─── Data section ───
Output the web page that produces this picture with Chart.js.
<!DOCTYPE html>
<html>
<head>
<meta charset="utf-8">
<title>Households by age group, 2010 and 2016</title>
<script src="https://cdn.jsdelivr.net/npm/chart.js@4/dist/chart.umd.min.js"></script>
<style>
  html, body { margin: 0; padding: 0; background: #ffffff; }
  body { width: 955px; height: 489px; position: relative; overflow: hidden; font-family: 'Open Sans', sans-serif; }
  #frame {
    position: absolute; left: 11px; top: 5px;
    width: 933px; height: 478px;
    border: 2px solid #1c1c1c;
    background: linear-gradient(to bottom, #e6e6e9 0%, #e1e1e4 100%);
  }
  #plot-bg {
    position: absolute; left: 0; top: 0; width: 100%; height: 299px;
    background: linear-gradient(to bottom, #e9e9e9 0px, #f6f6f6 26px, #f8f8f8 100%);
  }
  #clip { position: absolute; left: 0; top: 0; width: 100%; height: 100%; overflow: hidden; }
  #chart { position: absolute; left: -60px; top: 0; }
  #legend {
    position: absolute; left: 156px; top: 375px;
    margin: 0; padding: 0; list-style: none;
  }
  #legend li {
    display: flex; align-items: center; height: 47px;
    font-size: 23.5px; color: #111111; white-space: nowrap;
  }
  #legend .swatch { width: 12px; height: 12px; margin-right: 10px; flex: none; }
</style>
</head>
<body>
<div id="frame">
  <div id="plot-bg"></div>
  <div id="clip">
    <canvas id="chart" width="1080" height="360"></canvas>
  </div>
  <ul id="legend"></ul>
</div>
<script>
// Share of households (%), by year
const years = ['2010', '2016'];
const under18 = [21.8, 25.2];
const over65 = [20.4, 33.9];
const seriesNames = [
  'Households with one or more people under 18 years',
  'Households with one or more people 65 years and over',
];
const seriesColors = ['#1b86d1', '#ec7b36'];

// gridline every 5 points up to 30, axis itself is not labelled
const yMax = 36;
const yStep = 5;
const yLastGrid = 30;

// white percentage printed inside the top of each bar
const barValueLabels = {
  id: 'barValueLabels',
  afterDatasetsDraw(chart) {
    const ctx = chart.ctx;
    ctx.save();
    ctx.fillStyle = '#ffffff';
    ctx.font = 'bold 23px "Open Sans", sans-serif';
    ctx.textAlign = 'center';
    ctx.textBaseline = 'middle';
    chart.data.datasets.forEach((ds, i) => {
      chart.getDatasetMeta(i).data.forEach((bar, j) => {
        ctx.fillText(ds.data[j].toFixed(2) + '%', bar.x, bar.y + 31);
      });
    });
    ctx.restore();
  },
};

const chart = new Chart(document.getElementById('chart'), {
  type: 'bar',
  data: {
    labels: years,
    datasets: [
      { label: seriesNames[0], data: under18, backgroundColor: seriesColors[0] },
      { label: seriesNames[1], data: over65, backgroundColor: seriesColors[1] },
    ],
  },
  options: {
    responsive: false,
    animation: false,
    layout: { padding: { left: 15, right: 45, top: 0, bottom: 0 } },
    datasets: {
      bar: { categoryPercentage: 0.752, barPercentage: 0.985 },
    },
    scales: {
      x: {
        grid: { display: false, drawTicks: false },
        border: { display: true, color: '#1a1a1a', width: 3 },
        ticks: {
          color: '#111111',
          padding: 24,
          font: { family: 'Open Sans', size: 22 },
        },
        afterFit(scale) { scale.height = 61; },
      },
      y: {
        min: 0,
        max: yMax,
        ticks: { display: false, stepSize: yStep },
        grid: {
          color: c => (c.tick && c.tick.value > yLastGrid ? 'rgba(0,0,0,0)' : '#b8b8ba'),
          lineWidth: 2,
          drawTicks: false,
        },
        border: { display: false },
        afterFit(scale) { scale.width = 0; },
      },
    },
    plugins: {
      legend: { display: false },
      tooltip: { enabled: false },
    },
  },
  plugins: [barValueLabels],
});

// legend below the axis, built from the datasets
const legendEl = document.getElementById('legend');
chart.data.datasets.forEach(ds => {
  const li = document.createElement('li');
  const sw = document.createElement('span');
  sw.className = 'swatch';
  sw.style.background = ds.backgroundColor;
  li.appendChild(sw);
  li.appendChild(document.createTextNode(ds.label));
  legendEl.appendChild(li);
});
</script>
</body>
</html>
───
─── Data section ───
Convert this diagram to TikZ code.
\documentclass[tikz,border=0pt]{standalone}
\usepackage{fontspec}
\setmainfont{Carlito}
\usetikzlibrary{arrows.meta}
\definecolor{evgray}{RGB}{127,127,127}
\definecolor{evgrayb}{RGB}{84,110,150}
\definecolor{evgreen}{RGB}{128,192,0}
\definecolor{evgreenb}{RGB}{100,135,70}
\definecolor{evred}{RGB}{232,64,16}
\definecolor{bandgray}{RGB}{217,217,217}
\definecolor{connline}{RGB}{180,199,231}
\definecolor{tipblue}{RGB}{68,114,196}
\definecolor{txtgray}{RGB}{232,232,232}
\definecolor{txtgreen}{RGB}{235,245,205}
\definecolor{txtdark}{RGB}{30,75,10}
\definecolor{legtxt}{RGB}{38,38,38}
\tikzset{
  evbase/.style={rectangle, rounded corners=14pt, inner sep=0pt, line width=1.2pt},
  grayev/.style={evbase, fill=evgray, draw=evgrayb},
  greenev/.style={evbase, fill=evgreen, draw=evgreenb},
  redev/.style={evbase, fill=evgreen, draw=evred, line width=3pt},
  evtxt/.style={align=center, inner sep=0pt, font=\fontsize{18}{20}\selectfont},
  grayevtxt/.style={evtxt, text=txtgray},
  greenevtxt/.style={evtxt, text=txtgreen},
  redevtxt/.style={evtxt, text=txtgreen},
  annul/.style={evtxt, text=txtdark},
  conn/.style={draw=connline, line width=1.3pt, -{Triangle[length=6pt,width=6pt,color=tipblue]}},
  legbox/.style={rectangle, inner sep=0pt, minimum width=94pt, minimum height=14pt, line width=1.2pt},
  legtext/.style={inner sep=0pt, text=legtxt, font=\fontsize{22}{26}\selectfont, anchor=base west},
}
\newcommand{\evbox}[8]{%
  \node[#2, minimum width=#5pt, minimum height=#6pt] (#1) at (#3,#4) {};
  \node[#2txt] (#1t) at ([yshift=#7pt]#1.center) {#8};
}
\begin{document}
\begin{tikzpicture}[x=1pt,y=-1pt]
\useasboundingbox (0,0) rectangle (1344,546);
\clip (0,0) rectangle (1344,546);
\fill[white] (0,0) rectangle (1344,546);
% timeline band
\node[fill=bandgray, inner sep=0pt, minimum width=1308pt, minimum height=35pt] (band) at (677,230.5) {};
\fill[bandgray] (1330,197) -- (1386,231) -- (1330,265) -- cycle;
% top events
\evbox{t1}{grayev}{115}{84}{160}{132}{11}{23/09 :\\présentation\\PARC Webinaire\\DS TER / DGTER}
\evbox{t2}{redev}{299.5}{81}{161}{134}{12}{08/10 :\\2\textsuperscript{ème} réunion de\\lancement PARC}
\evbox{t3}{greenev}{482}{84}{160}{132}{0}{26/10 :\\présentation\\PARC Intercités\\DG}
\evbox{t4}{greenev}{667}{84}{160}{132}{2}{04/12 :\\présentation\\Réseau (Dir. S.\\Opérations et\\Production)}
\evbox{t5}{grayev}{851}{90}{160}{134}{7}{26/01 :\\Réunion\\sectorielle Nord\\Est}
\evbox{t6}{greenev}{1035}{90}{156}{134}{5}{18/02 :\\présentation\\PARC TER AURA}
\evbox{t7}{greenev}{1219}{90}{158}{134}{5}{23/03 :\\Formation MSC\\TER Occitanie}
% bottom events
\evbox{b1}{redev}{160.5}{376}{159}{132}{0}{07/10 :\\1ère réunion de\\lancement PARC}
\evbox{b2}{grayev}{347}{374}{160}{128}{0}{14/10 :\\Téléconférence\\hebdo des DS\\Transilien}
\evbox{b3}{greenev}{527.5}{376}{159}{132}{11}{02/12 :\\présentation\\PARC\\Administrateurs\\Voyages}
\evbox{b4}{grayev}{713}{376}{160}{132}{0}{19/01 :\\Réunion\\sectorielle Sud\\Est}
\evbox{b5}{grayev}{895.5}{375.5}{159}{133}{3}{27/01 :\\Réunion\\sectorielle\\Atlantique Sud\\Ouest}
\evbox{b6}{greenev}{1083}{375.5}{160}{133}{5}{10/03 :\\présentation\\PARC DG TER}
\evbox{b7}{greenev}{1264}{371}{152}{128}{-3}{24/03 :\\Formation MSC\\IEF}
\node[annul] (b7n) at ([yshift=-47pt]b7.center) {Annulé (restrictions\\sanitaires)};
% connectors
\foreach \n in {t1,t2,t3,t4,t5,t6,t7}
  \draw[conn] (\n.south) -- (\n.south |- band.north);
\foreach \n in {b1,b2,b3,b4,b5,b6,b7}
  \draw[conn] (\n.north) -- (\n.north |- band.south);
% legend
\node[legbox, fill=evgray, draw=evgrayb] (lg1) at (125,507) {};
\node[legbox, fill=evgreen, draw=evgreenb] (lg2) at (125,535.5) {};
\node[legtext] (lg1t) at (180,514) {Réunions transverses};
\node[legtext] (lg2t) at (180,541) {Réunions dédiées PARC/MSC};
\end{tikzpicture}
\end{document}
───
─── Data section ───
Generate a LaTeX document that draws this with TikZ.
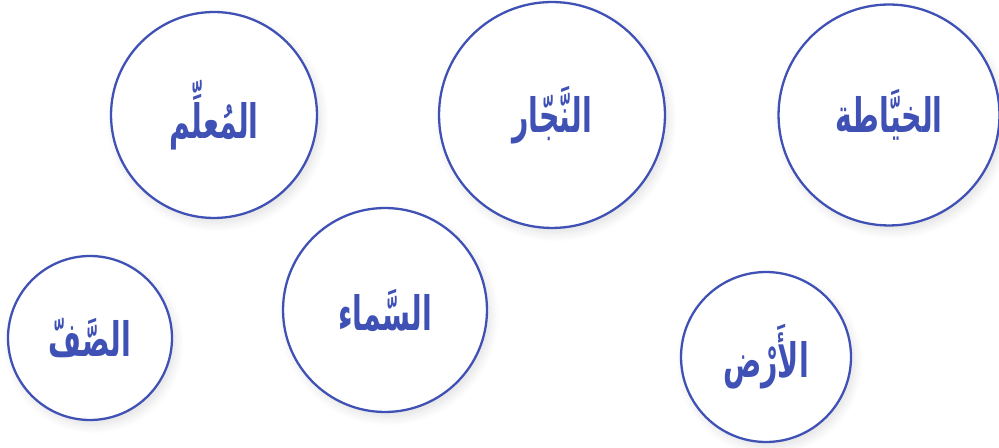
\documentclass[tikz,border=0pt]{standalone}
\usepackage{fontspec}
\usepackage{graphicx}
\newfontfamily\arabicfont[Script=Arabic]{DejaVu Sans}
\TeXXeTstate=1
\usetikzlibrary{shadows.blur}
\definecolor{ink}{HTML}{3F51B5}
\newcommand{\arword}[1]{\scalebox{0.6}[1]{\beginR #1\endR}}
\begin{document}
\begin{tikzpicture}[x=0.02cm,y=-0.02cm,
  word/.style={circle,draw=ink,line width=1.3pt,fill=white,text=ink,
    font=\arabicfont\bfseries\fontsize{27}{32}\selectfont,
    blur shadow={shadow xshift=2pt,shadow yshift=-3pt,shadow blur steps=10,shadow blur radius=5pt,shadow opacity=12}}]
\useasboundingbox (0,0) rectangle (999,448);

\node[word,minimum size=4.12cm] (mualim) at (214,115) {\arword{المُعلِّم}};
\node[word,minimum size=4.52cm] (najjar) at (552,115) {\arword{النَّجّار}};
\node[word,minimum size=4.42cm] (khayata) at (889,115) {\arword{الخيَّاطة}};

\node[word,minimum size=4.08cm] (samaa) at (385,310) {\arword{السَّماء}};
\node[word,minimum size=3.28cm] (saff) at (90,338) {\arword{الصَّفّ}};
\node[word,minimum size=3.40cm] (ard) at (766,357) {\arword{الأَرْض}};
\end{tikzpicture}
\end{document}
───
--- Short task ---
Transcribe the lines between the one holding "Generate a LaTeX" and the one holding "(0,0) rectangle (999,448);", inclusive, and leave out any pictures.

--- Result of the task ---
Generate a LaTeX document that draws this with TikZ.
\documentclass[tikz,border=0pt]{standalone}
\usepackage{fontspec}
\usepackage{graphicx}
\newfontfamily\arabicfont[Script=Arabic]{DejaVu Sans}
\TeXXeTstate=1
\usetikzlibrary{shadows.blur}
\definecolor{ink}{HTML}{3F51B5}
\newcommand{\arword}[1]{\scalebox{0.6}[1]{\beginR #1\endR}}
\begin{document}
\begin{tikzpicture}[x=0.02cm,y=-0.02cm,
  word/.style={circle,draw=ink,line width=1.3pt,fill=white,text=ink,
    font=\arabicfont\bfseries\fontsize{27}{32}\selectfont,
    blur shadow={shadow xshift=2pt,shadow yshift=-3pt,shadow blur steps=10,shadow blur radius=5pt,shadow opacity=12}}]
\useasboundingbox (0,0) rectangle (999,448);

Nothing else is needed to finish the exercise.